La règlementation introduit cependant une limite, mieux, une condition préalable pour que la responsabilité civile de l'État soit retenue : la manifestation en cause doit avoir été préalablement déclarée conformément aux exigences rappelées plus haut. C'est ce que prévoit implicitement, l'alinéa 1er de l'article 21 en édictant que « L'État est civilement responsable des dégâts et dommages causés aux personnes et à leurs biens lors d'une manifestation préalablement déclarée »613(*).

C'est là que réside, pour les organisateurs d'une manifestation, l'intérêt de la déclaration préalable614(*). Celle-ci n'est pas qu'un devoir imposé par la loi ; c'est aussi une garantie contre les risques encourus en cas de dégâts et de dommages provoqués par la manifestation. Car, comme le précise la loi, en cas de non-déclaration de la manifestation ou dans d'autres cas à préciser (sic), cette responsabilité civile incombera aux organisateurs615(*). Il y a là, donc, un régime de transfert de responsabilité de l'État vers les organisateurs de la manifestation. En dehors de cette hypothèse cependant, la responsabilité civile de l'État demeure de principe, pourvu que la manifestation publique ait été préalablement déclarée616(*).

Selon notre appréhension, ce conditionnement est sous-tendu par l'idée qu'il n'est pas raisonnable de reprocher à l'administration de n'avoir pas encadré une manifestation dont elle ignorait complètement l'organisation ou la tenue. Ce fondement est pourtant fragile : en sa qualité de garante de l'ordre public ayant à sa disposition les services de sécurité617(*) et de renseignement, l'administration est censée, sinon anticiper, s'enquérir des faits et évènements ayant une incidence sur l'ordre public. A ce sujet il a été jugé que « l'administration (pouvoirs publics) commet une faute toutes les fois qu'elle manque à son devoir général de prudence que l'administré est en droit d'attendre d'une administration normalement diligente (...). Elle est en faute, pour avoir omis de prendre les mesures nécessaires destinées à éviter que se produise une situation préjudiciable, qu'elle est chargée d'empêcher »618(*).

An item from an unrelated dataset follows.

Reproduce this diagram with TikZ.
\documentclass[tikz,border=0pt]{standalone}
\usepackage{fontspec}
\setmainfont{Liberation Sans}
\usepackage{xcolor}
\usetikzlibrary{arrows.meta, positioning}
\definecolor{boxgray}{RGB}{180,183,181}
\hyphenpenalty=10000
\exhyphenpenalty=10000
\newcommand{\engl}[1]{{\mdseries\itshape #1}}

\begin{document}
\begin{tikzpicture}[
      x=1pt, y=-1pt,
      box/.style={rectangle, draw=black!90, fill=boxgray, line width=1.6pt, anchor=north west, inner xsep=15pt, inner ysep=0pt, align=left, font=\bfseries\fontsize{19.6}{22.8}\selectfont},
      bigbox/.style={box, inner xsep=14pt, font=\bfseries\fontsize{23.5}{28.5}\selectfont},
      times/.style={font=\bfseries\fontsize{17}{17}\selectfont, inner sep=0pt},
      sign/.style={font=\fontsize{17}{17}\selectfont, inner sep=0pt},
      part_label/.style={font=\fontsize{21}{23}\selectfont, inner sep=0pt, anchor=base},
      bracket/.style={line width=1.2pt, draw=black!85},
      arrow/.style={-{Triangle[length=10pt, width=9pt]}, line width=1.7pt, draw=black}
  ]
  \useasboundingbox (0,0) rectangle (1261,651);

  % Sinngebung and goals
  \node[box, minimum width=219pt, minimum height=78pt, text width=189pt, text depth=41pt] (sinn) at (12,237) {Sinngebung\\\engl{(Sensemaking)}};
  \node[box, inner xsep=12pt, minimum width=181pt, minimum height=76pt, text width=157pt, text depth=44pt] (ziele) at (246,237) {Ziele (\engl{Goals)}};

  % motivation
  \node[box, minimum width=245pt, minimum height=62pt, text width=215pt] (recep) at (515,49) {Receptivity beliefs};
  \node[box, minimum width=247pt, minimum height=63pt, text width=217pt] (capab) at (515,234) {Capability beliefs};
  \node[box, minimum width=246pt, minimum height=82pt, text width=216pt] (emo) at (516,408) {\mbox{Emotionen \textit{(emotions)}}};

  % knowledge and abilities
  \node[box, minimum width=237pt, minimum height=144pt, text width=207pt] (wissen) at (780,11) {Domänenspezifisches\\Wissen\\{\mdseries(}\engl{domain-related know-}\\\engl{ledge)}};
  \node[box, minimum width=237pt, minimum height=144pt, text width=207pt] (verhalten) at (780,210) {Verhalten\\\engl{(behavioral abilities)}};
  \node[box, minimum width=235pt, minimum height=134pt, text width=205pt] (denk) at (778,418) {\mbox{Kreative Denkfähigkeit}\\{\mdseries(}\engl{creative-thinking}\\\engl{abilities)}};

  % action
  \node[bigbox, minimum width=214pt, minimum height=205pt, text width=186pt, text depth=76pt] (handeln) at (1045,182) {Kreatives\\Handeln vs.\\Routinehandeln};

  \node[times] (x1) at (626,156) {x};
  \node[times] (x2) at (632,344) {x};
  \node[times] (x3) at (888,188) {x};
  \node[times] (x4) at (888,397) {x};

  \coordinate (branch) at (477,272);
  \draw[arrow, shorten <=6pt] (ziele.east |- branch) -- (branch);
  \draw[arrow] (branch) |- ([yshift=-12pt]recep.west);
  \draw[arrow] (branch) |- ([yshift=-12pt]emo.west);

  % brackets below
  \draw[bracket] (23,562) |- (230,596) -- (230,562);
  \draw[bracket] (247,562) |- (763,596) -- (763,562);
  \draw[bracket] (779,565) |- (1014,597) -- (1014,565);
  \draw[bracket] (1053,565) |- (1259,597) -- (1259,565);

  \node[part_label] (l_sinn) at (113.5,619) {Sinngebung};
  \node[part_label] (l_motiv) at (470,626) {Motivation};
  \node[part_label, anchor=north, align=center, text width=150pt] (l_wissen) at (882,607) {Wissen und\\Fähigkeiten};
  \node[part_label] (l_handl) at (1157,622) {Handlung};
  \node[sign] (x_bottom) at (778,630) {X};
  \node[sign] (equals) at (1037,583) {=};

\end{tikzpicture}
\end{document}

Qu'en est-il de la responsabilité civile de l'État pour des dommages causés lors d'une manifestation qui, bien que préalablement déclarée, a été interdite et que les manifestants ont bravé l'interdiction ? L'administration est-elle en droit de tirer prétexte de la mesure d'interdiction pour décliner toute responsabilité ? Nous parions pour la négative pour des raisons évoquées précédemment. D'ailleurs, pour les cas des manifestations interdites, l'inattention des pouvoirs publics est inexcusable au motif qu'ayant été informée, l'administration manquera cruellement à ses devoirs si elle ne prend pas les précautions nécessaires pour faire respecter la décision d'interdiction ou, en cas de tenue de la manifestation interdite, pour prévenir les débordements.

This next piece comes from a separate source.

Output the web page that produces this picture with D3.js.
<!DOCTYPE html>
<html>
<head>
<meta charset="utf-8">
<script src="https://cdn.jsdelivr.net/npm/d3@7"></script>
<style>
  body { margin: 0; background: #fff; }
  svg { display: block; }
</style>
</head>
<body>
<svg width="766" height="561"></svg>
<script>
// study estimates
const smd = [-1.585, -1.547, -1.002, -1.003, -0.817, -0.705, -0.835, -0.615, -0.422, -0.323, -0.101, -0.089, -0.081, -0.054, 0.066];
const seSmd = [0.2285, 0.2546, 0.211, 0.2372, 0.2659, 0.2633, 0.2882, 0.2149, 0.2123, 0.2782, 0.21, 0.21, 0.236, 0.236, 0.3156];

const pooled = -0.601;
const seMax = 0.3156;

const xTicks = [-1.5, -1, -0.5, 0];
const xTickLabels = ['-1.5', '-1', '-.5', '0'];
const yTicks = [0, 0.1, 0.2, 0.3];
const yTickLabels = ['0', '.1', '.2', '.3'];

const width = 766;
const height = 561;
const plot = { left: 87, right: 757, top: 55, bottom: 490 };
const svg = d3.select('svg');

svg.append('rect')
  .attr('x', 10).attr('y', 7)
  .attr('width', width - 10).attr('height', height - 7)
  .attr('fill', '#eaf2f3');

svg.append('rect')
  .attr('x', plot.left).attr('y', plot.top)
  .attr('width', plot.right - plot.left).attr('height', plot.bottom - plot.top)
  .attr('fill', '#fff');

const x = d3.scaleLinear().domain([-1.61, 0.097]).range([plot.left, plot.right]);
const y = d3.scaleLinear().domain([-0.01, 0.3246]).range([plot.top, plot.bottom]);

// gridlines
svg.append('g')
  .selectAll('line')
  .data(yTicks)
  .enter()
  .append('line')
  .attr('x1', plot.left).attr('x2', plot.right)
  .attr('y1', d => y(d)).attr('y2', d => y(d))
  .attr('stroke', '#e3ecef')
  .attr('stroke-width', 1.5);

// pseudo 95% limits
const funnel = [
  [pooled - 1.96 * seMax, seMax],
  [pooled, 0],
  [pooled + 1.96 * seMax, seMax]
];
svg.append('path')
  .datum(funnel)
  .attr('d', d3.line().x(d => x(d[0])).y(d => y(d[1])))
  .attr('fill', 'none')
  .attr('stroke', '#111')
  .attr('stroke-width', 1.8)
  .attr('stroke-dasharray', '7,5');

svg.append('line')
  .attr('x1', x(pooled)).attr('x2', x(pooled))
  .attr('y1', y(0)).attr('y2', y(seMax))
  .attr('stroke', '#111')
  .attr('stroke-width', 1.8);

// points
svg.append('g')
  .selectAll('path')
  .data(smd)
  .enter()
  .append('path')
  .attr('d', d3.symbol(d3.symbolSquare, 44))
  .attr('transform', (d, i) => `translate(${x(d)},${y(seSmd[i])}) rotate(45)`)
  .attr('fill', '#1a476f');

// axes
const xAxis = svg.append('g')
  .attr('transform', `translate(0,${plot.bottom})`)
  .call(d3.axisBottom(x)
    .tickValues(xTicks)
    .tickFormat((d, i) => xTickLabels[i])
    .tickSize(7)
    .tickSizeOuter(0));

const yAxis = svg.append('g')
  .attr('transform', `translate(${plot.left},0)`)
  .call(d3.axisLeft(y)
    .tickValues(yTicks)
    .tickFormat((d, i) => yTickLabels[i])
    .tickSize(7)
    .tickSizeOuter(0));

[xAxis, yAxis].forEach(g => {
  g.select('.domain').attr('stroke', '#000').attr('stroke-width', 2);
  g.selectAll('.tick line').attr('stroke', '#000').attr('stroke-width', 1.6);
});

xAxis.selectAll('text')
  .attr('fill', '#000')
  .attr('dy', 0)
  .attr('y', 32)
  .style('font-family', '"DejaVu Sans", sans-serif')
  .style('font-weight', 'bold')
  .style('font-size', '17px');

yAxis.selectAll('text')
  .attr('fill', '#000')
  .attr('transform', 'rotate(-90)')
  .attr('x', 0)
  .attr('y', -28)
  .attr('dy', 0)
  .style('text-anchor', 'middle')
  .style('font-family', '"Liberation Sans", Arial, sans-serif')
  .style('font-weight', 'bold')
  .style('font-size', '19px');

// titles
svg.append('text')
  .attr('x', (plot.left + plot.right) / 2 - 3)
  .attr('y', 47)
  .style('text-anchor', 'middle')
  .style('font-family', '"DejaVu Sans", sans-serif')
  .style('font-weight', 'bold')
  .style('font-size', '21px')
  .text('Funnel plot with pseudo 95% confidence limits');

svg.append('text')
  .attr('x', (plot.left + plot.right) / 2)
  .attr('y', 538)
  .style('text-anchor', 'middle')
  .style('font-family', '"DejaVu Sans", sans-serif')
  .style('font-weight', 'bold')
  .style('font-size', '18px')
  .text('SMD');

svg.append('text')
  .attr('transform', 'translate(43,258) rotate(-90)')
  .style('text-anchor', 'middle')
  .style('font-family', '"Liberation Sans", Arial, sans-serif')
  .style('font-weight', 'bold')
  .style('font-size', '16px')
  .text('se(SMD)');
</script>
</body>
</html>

Retournant au droit français, on doit noter que la responsabilité sans faute de l'État peut ainsi être mise en cause pour des dommages résultant des crimes et délits commis, à force ouverte ou par violence, par des attroupements ou rassemblements armés ou non armés, soit contre les personnes, soit contre les biens. Néanmoins, sa mise en oeuvre est de plus en plus restrictive et revient souvent à faire supporter aux collectivités victimes l'intégralité du préjudice, sur la base d'une distinction aléatoire entre faits « spontanés »619(*) et faits « prémédités620(*)».

* 612 Art. 21 de la loi SESSANGA, Op. cit.

* 613 Lire la loi du 24 décembre 2015 portant mesures d'application de la liberté de manifestation, Inédite.

* 614 La jurisprudence a contribué à éclairer ce cadre légal en jugeant, de manière constante, qu'un acte perpétré « dans le cadre d'une action concertée et avec le concours de plusieurs personnes », ne pouvait pas être considéré comme ayant été commis par un attroupement ou un rassemblement (TC, 15 janvier 1990, Chamboulive et autre c/Commune de Vallecalle, n° 02607).

* 615 Art. 22 de la loi SESSANGA, Op. cit.

* 616 Ainsi, un tel régime de responsabilité sans faute pour attroupement ne peut s'appliquer que si le dommage trouve sa source dans « des agissements plus ou moins spontanés et inorganisés issus de mouvements de foule. Il ne concerne aucunement des actions comme celle de la présente espèce, froidement préméditées et soigneusement mises au point par un petit groupe de personnes, qui constituent en réalité des opérations de « commando », de même nature que ces actions criminelles de droit commun couramment désignées sous le nom de « hold up » (Concl. L. Charbonnier, sur TC, 15 janvier 1990, Chamboulive et autre c/Commune de Vallecalle, n° 02607, Rev. Fr. Droit adm. 7 (4), juillet-août 1991 p. 551).

* 617Aux termes de l'alinéa 3 de l'article 91 de la Constitution, « le Gouvernement dispose de l'administration publique, des Forces armées, de la Police nationale et des services de sécurité ».

* 618 Élis., 14 août 1964, R.J.C., 1965, p. 178, cité par KANGULUMBA MBAMBI (V.), « Réparation des dommages causés par les troubles en droit positif congolais. Responsabilité civile des pouvoirs publics et assurance des risques sociaux (Emeutes, pillages, grèves et attroupements) », Bruxelles, RDJA, 2000, p. 71.

* 619 Plus récemment encore, dans l'affaire de la commune de Saint-Lô, la Haute juridiction a constaté que les dégradations sur la voie publique commises à l'occasion d'une manifestation présentaient un caractère organisé et prémédité mais qu'elles avaient été commises dans le cadre d'une manifestation sur la voie publique convoquée par plusieurs organisations syndicales à laquelle avaient participé plusieurs centaines d'agriculteurs. Elle a jugé que dans la mesure où les dégradations n'ont pas été commises « par un groupe qui se serait constitué et organisé à seule fin de commettre des délits », la responsabilité de l'État pour attroupement était engagée (Conseil d'État, 7 décembre 2017, Commune de Saint-Lô, n° 400801; Conseil d'État, 3 octobre 2018, Commune de Saint-Lô, n° 416352).

* 620 Comme par exemple l'interception d'un camion transportant de la viande par un groupe d'une soixantaine de personnes, et le déversement du chargement du camion sur un parking, arrosé de carburant et rendu impropre à la consommation, « eu égard notamment au caractère prémédité de ces actions » (Conseil d'État, 26 mars 2004, Sté BV Exportslachterij Apeldoorn ESA, n° 248623).